The film is littered with comic parallels to modern times. Will's boatman, who ferries him across the Thames, asks him to read his script. Will's coffee mug reads "Souvenir of Stratford-Upon-Avon." He treats his apothecary as a shrink. And Phillip Henslowe is constantly worried about the box office gross and percentage takes of his theater.

Screenwriters Stoppard ("Billy Bathgate") and Marc Norman ("Cutthroat Island") seamlessly intermingle romance with wit and historical authenticity with contemporary humor.

They so artfully weave the original dialogue of "Romeo and Juliet" into their own that it's hard to tell where one ends and the other begins.

The brilliant script is only compounded by amazing performances. The two romantic leads share an electric chemistry. Gwyneth Paltrow seems to radiate off the screen. After a few stumbles ("Perfect Murder" and "Great Expectations"), she finally proves her metal as a bonafide movie star. Joseph Fiennes is not as strong but does a nice job at walking the delicate tightrope of playing a brooding and passionate yet comedic role.

The supporting cast is equally powerful.

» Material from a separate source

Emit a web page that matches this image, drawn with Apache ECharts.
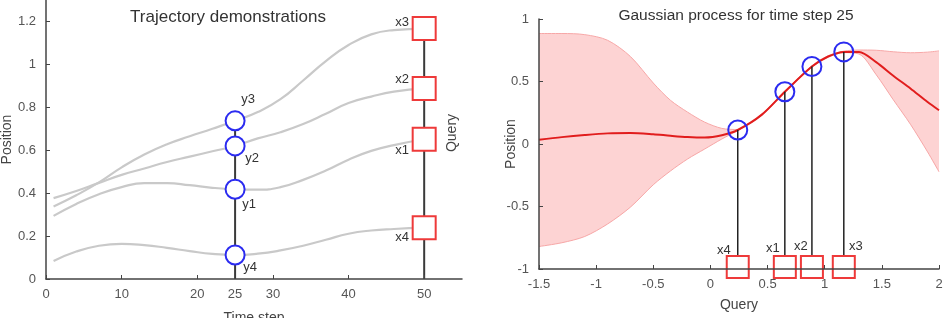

Judi Dench goes beyond the bounds of acting and seems to actually become Elizabeth I. Geoffrey Rush gives an Oscar worthy performance as the bumbling theater owner. Rupert Everett is appropriately dashing as Christopher Marlowe. Ben Affleck, in his first period piece, takes a stab at himself by playing an egotistical, goatee-wearing actor who prances around the stage of the Rose Theater.

I'm hard pressed to come up with anything bad to say about this film. 1998's bleak cinematic offerings only makes "Shakespeare in Love" more appealing. It has something for everyone; from romance and literature to swashbuckling and murder. Go see it.